No hay ahora necesidad de bombardeos ni de alardes como los empleados durante el bloqueo de nuestras costas, sino apenas una operación de inteligencia y una persecución meticulosa que solo toca a figuras de la cúpula. Pero es un plan más fulminante que los anteriores y, sobre todo, más funesto, porque conduce a la entronización de la dictadura más feroz y oscura de la historia nacional: un régimen que muchos llamaron entonces «la vergüenza de América». Como resultado de una decisión tomada en Washington con la puntual complicidad de las fuerzas domésticas de rigor, es decir, de los traidores dispuestos a venderse al mejor postor y de los aventureros que se quieren convertir en millonarios en un santiamén, Venezuela experimenta el espanto de vivir veintisiete años en una caverna horripilante.

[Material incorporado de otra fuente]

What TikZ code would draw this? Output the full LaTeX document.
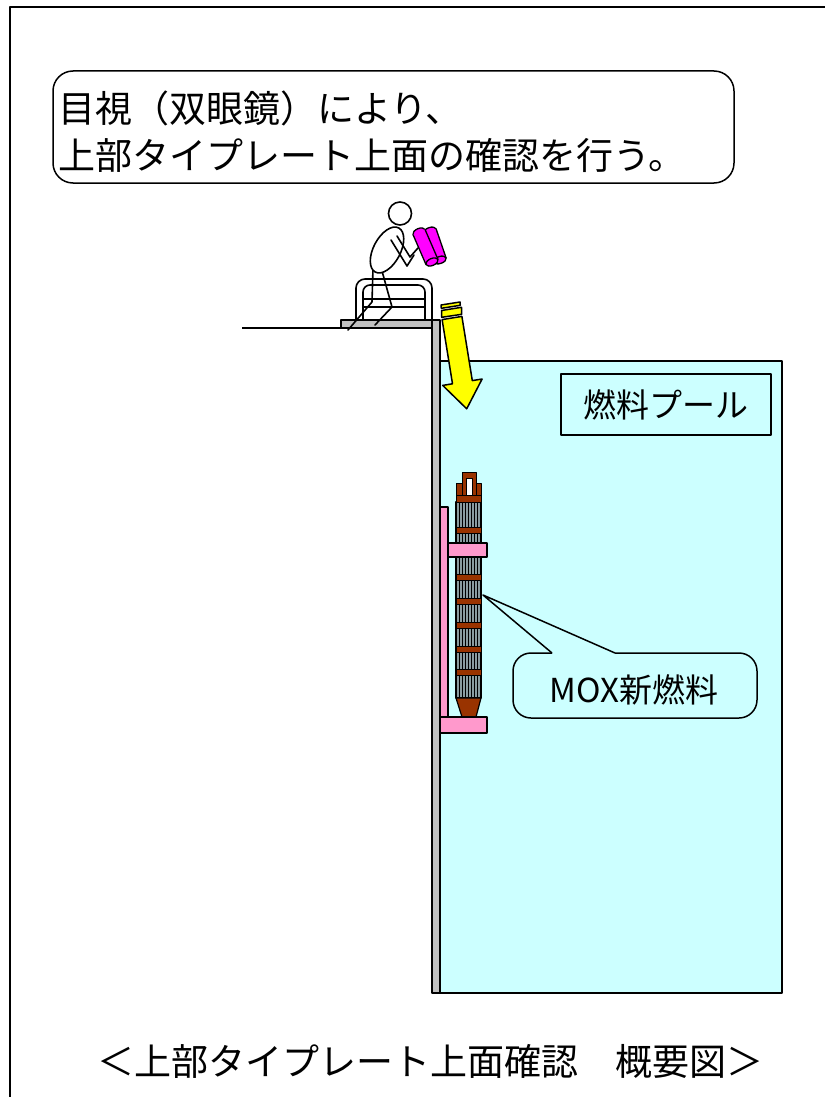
\documentclass[tikz,border=0pt]{standalone}
\usepackage{fontspec}
\newfontfamily\jp{Noto Sans CJK JP}
\definecolor{poolcyan}{HTML}{CCFFFF}
\definecolor{wallgray}{HTML}{C0C0C0}
\definecolor{rust}{HTML}{993300}
\definecolor{rackpink}{HTML}{FF99CC}
\definecolor{rodgray}{HTML}{8A9CA0}
\definecolor{scopemag}{HTML}{FF00FF}
\definecolor{arrowyellow}{HTML}{FFFF00}
\begin{document}
\begin{tikzpicture}[x=1pt,y=-1pt,line join=round,
  outline/.style={draw=black,line width=1.5pt},
  thinline/.style={draw=black,line width=0.9pt},
  figure/.style={draw=black,line width=1.6pt,line cap=round},
  barrel/.style={draw=black,line width=1.3pt,fill=scopemag},
  bigtext/.style={font=\jp\fontsize{37}{37}\selectfont,inner sep=0pt},
  midtext/.style={font=\jp\fontsize{33}{33}\selectfont,inner sep=0pt}]
\useasboundingbox (0,0) rectangle (825,1097);

% page frame
\draw[line width=2pt] (10,1097) -- (10,7) -- (825,7);

% explanation box
\draw[outline,rounded corners=20pt] (53,71) rectangle (734,183);
\node[bigtext,anchor=base west] (noteA) at (58,123) {目視（双眼鏡）により、};
\node[bigtext,anchor=base west] (noteB) at (58,169) {上部タイプレート上面の確認を行う。};

% pool water and wall
\draw[outline,fill=poolcyan] (440,361) rectangle (782,993);
\draw[outline,fill=wallgray] (432,320) rectangle (440,993);
\draw[outline,fill=wallgray] (341,320) rectangle (432,328);
\draw[line width=1.5pt] (242,328) -- (341,328);

\node[midtext,draw=black,line width=1.5pt,minimum width=210pt,minimum height=61pt] (pooltag) at (666,404.5) {燃料プール};

% handrail
\draw[figure,rounded corners=9pt] (356,320) -- (356,279) -- (432,279) -- (432,320);
\draw[figure,rounded corners=7pt] (363,320) -- (363,285) -- (425,285) -- (425,320);
\draw[figure] (363,299) -- (425,299);
\draw[figure] (363,307) -- (425,307);

% observer
\draw[figure] (373,268) -- (372,302) -- (348,330);
\draw[figure] (382,271) -- (392,307) -- (375,325);
\draw[figure,fill=white] (387,250) ellipse [x radius=25, y radius=13.5, rotate=62];
\draw[figure,fill=white] (400,213.5) circle [radius=11.5];
\draw[figure] (391,240) -- (407,266) -- (414,255);
\draw[figure] (397,236) -- (410,257) -- (418,248);

% binoculars, far barrel
\draw[barrel] (430,231) ellipse [x radius=6.5, y radius=3.5, rotate=19];
\fill[scopemag] (436.1,228.9) -- (446.1,257.9) -- (433.9,262.1) -- (423.9,233.1) -- cycle;
\draw[black,line width=1.3pt] (436.1,228.9) -- (446.1,257.9);
\draw[black,line width=1.3pt] (433.9,262.1) -- (423.9,233.1);
\draw[barrel] (440,260) ellipse [x radius=6.5, y radius=3.5, rotate=19];
% binoculars, near barrel
\draw[barrel] (419,232) ellipse [x radius=6.5, y radius=3.5, rotate=23.5];
\fill[scopemag] (425,229.4) -- (438,259.4) -- (426,264.6) -- (413,234.6) -- cycle;
\draw[black,line width=1.3pt] (425,229.4) -- (438,259.4);
\draw[black,line width=1.3pt] (426,264.6) -- (413,234.6);
\draw[barrel] (432,262) ellipse [x radius=6.5, y radius=3.5, rotate=23.5];

% line of sight arrow
\draw[outline,fill=arrowyellow] (441,305) -- (460,302) -- (460.3,305.3) -- (441.3,308.3) -- cycle;
\draw[outline,fill=arrowyellow] (441.5,310.5) -- (461.5,307.3) -- (461.7,314.3) -- (441.7,317.3) -- cycle;
\draw[outline,fill=arrowyellow] (461.9,316.4) -- (472.3,380.6) -- (482.1,379.0) -- (466.7,408.8)
  -- (442.7,385.4) -- (452.5,383.8) -- (442.1,319.6) -- cycle;

% storage rack
\draw[thinline,line width=1.2pt,fill=rackpink] (440,507) rectangle (448,717);

% fuel assembly
\draw[thinline,line width=1.2pt,fill=rodgray] (456,502) rectangle (481,698);
\foreach \k in {1,...,7} {
  \draw[black,line width=0.8pt] ({456+\k*3.125},502) -- ({456+\k*3.125},698);
}
\foreach \yb in {527,550,574,598,622,646,669} {
  \draw[thinline,fill=rust] (456,\yb) rectangle (481,\yb+6);
}
\draw[thinline,fill=rust] (456,495) rectangle (481,502);
\draw[thinline,fill=rust] (456,483) rectangle (462,495);
\draw[thinline,fill=rust] (476,483) rectangle (481,495);
\draw[thinline,fill=rust] (462,472) rectangle (476,495);
\draw[thinline,fill=white] (466,478) rectangle (472,495);
\draw[thinline,line width=1.2pt,fill=rust] (456,698) -- (481,698) -- (476,717) -- (462,717) -- cycle;

% rack plates
\draw[thinline,line width=1.2pt,fill=rackpink] (448,543) rectangle (487,557);
\draw[thinline,line width=1.2pt,fill=rackpink] (440,717) rectangle (487,733);

% label callout
\draw[outline,fill=poolcyan,rounded corners=18pt] (513,653) rectangle (757,718);
\fill[poolcyan] (553,655) -- (552,653) -- (483,595) -- (615,653) -- (614,655) -- cycle;
\draw[line width=1.5pt] (552,653) -- (483,595) -- (615,653);
\node[midtext] (moxtag) at (634,690) {MOX新燃料};

% caption
\node[bigtext,anchor=base] (caption) at (430,1075) {＜上部タイプレート上面確認　概要図＞};
\end{tikzpicture}
\end{document}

Ahora se piensa en la posibilidad de un tercer capítulo de la participación de los Estados Unidos en la política venezolana, para remendar el entuerto de una dictadura que no hemos podido expulsar partiendo del vigor y de las ganas que tenemos de cambiar de aires en esta ribera del Arauca vibrador cada vez más confusa en sus pasos y en sus oscuranas. En consecuencia, el vistazo que ya termina puede servir como una sinuosa vela que descubra los errores de antaño, tras las ganas de que no reverdezcan los desatinos y las vergüenzas. Pero lo viejo no debe imponerse necesariamente sobre lo viejo, pero el pasado no puede ni debe calcarse en sus desvaríos, pueden decir ahora los entusiastas del auxilio de una potencia poderosa que ahora ha encontrado un líder que parece dispuesto a grandes hazañas, a epopeyas jamás vistas.
Como se me parece tanto a Teddy y como tiene en la oficina oval, al alcance de quien lo quiera ver, frente a las cámaras, un garrote como el de su antecesor, o quizá más contundente y despiadado, más ajustado a las tecnologías y a las aversiones de última generación, no parece probable que nos ofrezca a los venezolanos la dosis de republicanismo, libertad y democracia perdida en los rincones. Más “destino manifiesto” y peor altivez, en su lugar. Amanecerá y veremos.